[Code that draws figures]
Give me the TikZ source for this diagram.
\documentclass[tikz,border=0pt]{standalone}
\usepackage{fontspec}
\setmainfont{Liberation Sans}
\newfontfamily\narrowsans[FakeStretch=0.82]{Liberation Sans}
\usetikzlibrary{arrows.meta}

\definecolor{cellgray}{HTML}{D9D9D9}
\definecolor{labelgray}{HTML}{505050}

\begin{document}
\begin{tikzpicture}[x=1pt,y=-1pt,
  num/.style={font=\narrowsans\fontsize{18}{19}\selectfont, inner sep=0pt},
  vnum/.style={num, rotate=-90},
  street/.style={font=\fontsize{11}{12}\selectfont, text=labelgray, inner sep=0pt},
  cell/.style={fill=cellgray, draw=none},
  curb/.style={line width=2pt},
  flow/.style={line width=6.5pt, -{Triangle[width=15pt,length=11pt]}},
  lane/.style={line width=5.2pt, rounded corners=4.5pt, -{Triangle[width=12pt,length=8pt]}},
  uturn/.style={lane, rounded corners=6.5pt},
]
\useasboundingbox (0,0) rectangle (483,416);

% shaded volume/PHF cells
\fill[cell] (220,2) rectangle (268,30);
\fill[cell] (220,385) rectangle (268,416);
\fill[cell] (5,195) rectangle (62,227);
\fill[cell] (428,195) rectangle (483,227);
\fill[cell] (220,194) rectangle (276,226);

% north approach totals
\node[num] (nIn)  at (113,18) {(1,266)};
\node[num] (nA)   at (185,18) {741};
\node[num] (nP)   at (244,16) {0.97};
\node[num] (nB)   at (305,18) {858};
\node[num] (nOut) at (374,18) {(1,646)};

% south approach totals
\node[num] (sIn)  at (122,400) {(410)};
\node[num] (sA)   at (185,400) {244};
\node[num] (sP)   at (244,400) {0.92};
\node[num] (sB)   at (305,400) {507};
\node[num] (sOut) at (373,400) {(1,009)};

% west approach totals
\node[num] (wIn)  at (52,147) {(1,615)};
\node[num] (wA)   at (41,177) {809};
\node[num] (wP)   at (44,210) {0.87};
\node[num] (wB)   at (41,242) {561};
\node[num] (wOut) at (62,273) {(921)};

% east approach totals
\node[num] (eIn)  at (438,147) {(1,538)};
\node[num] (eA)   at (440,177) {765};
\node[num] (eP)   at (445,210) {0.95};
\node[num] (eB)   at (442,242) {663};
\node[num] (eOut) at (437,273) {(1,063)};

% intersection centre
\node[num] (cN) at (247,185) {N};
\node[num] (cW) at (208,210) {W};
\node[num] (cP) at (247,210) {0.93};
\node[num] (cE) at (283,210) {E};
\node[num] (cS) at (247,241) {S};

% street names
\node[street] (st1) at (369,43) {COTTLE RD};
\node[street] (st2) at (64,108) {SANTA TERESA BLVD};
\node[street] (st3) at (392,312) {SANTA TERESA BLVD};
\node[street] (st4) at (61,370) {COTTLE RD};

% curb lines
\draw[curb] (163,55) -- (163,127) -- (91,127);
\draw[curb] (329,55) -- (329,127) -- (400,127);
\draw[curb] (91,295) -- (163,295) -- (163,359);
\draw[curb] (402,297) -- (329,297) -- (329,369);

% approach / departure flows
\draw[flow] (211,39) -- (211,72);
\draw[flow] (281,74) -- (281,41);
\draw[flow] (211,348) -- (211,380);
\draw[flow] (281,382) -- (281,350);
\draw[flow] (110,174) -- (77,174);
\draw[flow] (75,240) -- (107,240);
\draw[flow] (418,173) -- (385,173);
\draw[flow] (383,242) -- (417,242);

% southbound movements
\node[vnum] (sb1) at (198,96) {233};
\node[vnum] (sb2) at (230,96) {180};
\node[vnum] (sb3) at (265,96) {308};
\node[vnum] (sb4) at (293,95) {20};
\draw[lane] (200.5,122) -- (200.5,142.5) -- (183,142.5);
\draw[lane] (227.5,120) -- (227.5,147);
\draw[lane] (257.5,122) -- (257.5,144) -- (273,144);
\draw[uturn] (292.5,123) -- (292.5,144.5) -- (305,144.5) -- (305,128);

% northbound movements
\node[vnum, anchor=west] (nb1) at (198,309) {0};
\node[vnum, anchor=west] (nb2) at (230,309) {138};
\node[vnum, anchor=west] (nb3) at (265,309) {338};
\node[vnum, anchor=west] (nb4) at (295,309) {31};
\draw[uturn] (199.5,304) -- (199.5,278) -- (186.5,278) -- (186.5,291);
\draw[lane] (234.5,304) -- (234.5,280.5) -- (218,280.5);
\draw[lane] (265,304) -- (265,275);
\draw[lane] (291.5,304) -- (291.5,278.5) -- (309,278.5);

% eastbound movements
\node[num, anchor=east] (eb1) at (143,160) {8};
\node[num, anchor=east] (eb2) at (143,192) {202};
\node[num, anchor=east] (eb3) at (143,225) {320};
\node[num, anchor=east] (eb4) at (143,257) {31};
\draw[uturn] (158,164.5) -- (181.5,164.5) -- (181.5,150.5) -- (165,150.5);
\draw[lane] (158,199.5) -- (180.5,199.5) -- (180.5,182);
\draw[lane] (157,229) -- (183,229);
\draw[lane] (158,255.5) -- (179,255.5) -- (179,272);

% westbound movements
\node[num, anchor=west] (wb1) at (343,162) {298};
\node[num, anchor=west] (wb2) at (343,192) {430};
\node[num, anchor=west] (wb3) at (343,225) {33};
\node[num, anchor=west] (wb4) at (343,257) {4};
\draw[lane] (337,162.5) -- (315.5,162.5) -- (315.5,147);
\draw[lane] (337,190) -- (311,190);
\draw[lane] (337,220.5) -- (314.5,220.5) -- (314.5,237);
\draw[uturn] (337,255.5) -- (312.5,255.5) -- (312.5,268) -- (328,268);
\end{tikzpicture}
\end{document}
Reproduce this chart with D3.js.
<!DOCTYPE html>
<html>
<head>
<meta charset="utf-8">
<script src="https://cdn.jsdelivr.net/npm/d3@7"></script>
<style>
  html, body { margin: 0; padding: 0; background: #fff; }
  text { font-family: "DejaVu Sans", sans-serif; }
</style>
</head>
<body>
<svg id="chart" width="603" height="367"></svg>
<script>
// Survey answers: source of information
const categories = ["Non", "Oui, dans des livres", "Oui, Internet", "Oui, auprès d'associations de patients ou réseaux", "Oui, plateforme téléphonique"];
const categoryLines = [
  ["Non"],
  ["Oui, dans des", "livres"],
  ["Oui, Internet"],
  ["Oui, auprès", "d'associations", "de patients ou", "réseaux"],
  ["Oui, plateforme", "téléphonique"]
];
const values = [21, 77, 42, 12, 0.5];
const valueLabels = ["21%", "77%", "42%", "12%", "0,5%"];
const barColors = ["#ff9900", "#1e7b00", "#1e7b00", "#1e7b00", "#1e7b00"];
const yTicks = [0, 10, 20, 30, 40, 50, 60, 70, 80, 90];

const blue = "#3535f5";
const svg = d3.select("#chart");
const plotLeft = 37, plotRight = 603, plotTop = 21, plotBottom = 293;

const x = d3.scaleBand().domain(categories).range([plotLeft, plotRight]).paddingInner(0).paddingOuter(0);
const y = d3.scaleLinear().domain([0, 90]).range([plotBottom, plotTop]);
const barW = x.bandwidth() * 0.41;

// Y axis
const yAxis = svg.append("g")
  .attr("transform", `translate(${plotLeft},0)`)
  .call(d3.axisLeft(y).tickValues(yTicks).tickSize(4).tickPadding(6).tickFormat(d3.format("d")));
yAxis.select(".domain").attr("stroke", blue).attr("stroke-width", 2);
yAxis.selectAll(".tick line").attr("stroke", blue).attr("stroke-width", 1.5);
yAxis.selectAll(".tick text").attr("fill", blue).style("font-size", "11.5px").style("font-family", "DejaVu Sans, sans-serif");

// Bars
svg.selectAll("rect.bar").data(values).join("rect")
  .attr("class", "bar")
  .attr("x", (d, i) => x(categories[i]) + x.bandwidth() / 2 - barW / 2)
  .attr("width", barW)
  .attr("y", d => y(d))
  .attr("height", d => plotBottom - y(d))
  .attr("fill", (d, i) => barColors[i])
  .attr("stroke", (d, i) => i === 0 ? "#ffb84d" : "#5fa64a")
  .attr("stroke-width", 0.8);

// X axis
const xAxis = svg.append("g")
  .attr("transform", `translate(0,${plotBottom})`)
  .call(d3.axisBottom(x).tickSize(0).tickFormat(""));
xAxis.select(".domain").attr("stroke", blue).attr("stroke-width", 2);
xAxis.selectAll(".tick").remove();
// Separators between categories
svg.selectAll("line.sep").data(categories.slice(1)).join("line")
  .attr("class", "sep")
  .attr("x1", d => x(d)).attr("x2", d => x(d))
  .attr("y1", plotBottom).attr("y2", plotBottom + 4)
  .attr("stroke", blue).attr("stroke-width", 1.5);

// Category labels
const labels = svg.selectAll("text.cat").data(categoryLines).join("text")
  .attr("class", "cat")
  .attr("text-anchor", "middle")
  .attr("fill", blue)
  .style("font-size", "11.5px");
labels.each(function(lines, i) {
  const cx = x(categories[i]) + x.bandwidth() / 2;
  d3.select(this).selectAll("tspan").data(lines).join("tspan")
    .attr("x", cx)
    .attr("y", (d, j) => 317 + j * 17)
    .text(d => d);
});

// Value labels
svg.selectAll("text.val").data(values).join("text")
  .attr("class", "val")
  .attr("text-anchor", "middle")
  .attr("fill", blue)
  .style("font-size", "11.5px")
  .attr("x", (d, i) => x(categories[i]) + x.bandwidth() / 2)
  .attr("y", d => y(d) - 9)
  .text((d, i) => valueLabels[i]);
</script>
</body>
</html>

...

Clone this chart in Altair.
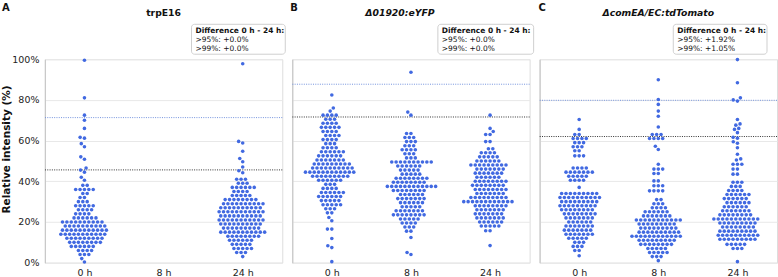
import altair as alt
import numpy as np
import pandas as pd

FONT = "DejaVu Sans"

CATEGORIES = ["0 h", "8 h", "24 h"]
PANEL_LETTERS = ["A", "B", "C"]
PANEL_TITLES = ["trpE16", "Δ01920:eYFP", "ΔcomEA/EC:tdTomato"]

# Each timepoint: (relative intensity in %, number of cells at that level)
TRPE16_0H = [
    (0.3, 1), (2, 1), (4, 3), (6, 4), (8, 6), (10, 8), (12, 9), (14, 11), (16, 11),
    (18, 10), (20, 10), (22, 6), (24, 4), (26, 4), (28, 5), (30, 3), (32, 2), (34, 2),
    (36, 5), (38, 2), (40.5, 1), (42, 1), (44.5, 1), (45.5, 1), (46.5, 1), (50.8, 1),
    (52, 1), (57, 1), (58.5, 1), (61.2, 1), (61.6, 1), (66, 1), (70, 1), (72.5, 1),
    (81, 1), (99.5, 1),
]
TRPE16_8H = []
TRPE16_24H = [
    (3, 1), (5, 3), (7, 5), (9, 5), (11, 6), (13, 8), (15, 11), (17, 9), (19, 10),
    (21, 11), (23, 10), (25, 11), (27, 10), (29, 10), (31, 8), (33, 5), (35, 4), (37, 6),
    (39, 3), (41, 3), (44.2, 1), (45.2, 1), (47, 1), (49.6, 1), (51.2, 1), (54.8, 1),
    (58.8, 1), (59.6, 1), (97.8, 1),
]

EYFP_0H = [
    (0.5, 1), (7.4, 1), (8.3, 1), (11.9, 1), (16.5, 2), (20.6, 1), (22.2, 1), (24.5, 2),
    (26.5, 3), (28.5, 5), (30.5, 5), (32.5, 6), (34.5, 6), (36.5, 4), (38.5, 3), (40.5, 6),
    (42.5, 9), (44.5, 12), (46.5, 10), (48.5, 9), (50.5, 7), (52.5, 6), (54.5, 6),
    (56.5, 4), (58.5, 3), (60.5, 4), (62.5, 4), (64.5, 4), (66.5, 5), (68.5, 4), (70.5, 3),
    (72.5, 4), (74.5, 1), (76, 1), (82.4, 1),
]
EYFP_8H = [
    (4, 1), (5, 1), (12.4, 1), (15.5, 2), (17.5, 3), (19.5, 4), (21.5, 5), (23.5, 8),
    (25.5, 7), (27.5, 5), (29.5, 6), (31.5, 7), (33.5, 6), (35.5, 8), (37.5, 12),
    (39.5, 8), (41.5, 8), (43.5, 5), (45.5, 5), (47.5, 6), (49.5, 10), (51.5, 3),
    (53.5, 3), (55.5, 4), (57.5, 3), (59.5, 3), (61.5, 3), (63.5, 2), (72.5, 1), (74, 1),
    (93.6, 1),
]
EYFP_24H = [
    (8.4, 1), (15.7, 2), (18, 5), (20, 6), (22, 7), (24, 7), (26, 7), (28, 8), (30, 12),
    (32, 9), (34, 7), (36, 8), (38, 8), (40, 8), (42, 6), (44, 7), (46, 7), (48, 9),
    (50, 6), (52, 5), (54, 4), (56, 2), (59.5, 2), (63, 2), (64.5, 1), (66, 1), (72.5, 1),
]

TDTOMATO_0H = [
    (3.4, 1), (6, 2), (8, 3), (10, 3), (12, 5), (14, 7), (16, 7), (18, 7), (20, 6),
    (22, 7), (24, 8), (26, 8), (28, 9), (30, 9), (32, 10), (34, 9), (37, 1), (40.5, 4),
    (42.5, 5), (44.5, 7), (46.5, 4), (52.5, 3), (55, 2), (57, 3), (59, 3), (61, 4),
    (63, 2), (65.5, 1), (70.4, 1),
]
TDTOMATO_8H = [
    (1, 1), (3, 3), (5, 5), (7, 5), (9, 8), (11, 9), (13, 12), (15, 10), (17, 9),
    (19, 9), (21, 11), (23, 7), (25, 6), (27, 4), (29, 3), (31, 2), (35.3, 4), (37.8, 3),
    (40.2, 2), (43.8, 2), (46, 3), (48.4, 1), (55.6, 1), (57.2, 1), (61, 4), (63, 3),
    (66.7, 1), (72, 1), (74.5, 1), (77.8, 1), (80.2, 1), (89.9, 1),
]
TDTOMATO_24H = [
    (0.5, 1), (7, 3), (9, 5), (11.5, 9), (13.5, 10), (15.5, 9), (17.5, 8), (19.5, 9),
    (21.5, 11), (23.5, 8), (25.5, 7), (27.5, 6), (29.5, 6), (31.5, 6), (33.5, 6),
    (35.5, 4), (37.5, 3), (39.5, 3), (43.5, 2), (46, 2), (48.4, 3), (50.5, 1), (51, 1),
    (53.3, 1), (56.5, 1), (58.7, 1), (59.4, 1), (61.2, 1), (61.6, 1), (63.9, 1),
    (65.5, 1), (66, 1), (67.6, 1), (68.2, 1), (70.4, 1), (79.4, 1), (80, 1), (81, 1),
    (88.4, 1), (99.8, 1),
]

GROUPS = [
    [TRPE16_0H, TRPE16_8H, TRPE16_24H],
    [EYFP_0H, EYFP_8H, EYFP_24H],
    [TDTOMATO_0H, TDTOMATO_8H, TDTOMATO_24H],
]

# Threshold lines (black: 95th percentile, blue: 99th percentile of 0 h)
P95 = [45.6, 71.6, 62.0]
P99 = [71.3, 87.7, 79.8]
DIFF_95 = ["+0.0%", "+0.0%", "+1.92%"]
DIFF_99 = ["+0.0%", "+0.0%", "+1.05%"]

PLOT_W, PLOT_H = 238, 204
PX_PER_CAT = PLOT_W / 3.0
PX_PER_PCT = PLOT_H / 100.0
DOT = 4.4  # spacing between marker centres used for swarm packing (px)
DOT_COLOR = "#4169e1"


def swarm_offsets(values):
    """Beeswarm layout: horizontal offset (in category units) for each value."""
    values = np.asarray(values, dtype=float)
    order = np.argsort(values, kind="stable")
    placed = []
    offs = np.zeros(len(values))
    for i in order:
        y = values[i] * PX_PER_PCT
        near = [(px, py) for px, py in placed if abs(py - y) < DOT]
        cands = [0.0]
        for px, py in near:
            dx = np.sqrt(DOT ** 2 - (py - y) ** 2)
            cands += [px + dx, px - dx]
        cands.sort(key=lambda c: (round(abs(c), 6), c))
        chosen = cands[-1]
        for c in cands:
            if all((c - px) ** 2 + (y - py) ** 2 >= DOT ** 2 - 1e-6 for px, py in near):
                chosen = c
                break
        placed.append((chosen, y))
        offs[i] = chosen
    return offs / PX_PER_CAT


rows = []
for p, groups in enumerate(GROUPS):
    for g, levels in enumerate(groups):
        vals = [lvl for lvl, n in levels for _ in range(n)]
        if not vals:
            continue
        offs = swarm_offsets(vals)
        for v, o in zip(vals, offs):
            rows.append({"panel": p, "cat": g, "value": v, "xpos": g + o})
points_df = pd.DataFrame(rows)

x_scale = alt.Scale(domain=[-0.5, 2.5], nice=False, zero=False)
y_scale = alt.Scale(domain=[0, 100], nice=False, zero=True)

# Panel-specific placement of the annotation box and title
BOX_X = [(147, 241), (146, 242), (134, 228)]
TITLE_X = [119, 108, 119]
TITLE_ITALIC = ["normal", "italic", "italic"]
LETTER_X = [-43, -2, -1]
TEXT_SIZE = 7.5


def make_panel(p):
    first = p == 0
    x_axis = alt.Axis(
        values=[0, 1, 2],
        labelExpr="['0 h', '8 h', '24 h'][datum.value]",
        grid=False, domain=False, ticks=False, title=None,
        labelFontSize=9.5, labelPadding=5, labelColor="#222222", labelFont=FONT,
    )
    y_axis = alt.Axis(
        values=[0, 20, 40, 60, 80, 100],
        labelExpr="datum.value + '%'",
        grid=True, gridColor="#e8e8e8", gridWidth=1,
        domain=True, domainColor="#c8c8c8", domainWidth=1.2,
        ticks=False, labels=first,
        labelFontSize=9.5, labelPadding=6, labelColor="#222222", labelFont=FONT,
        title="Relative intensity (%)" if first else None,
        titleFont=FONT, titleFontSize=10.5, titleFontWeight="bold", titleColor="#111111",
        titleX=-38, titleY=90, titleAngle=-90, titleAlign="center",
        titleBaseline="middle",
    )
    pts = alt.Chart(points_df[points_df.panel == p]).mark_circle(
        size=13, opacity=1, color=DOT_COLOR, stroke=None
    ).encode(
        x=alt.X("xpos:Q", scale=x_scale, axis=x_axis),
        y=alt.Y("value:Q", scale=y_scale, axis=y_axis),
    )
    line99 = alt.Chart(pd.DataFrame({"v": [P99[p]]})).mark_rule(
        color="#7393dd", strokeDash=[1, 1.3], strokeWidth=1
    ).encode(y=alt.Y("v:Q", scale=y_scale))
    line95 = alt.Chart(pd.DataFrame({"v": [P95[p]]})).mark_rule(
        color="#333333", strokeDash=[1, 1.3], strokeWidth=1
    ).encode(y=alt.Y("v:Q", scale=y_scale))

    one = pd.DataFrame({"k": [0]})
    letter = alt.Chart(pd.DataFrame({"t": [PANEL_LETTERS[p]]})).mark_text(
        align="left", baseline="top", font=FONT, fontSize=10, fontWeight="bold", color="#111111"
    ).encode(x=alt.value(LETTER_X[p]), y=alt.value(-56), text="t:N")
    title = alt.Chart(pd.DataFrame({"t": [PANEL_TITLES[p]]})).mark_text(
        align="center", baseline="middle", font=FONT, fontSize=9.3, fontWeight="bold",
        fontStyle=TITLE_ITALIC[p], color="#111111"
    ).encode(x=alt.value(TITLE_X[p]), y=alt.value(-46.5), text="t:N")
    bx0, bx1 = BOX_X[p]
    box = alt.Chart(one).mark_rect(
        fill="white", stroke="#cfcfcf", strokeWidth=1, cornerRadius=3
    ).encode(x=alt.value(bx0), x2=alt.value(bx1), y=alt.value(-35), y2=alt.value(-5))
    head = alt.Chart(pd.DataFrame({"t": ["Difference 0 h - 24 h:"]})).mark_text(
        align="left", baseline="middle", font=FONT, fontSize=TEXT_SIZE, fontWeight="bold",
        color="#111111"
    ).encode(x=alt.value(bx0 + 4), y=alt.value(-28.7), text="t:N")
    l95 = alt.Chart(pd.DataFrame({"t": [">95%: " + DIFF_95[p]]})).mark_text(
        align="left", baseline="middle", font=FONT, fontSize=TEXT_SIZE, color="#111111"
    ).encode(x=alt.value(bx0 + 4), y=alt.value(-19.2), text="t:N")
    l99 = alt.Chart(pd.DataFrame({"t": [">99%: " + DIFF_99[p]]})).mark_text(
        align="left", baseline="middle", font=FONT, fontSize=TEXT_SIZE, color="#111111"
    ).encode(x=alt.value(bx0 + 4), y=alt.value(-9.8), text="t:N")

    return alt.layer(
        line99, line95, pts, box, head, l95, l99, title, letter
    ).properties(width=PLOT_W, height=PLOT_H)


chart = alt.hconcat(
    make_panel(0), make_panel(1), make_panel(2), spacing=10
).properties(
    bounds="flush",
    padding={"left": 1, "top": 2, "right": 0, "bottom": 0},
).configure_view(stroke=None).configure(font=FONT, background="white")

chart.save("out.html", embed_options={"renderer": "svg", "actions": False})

---

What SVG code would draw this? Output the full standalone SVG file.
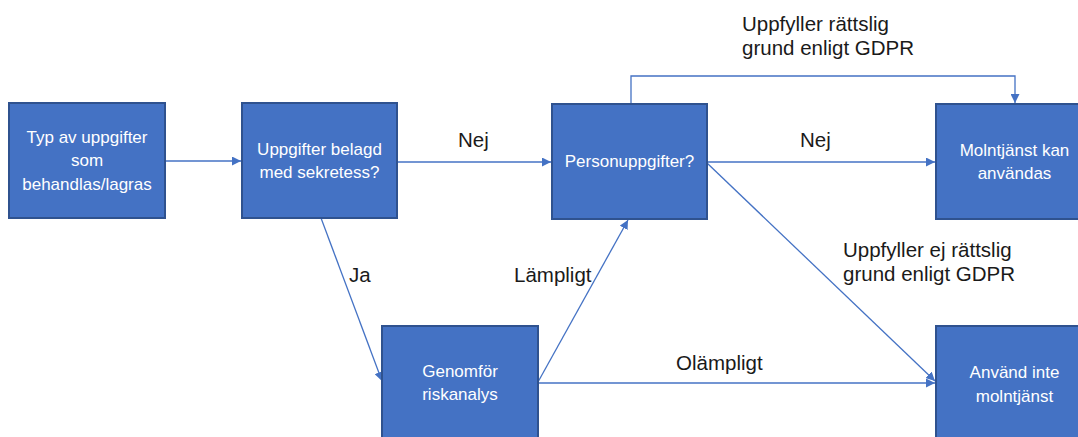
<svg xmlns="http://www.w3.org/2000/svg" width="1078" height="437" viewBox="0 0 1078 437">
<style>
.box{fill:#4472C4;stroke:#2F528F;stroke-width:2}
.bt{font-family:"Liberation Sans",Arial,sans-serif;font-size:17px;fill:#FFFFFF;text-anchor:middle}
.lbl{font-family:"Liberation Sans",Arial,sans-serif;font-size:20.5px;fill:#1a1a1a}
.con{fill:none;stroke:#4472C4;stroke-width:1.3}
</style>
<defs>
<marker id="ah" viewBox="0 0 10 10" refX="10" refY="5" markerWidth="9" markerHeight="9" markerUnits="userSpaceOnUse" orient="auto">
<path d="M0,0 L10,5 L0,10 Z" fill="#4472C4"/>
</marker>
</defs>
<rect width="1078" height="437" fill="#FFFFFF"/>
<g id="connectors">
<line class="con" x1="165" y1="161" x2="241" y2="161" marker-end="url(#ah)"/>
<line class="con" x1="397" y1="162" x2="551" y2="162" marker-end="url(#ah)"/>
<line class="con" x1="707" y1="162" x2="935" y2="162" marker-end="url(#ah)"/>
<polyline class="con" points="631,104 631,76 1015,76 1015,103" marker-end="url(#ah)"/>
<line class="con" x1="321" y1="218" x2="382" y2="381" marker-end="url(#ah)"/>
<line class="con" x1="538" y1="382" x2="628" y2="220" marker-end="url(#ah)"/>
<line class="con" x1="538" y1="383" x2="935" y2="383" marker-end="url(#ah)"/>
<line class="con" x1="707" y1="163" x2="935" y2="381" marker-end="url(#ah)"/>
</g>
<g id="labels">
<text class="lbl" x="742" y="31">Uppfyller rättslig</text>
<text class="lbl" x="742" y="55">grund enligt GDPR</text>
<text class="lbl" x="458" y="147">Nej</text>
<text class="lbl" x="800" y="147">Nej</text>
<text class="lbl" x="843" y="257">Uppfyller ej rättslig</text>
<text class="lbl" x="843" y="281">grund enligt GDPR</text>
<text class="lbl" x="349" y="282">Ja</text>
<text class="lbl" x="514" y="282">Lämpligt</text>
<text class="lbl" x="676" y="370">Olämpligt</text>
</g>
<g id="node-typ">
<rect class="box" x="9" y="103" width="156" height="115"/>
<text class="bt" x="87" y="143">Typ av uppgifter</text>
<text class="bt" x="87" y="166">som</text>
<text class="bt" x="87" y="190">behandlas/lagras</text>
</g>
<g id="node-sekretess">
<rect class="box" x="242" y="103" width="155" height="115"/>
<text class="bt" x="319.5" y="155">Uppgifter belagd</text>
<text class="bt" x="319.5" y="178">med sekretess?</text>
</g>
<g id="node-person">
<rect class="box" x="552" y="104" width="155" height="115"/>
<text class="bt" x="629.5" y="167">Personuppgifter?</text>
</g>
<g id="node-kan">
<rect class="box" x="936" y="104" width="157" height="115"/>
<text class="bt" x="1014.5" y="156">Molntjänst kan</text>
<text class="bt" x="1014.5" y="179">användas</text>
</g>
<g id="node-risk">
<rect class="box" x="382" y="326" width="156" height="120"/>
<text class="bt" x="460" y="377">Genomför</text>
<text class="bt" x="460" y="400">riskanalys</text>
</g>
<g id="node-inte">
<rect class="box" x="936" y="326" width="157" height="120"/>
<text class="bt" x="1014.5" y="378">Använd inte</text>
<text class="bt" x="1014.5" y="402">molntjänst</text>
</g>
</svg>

PROBLEM DETAILS: Return every line above in which the string "this" occurs.

EXERCISE RESULT:
Give me the TikZ source for this diagram.
Reproduce this chart with D3.js.
  d3.select(this).selectAll("tspan").data(lines).join("tspan")
Clone this chart in Altair.
What SVG code would draw this? Output the full standalone SVG file.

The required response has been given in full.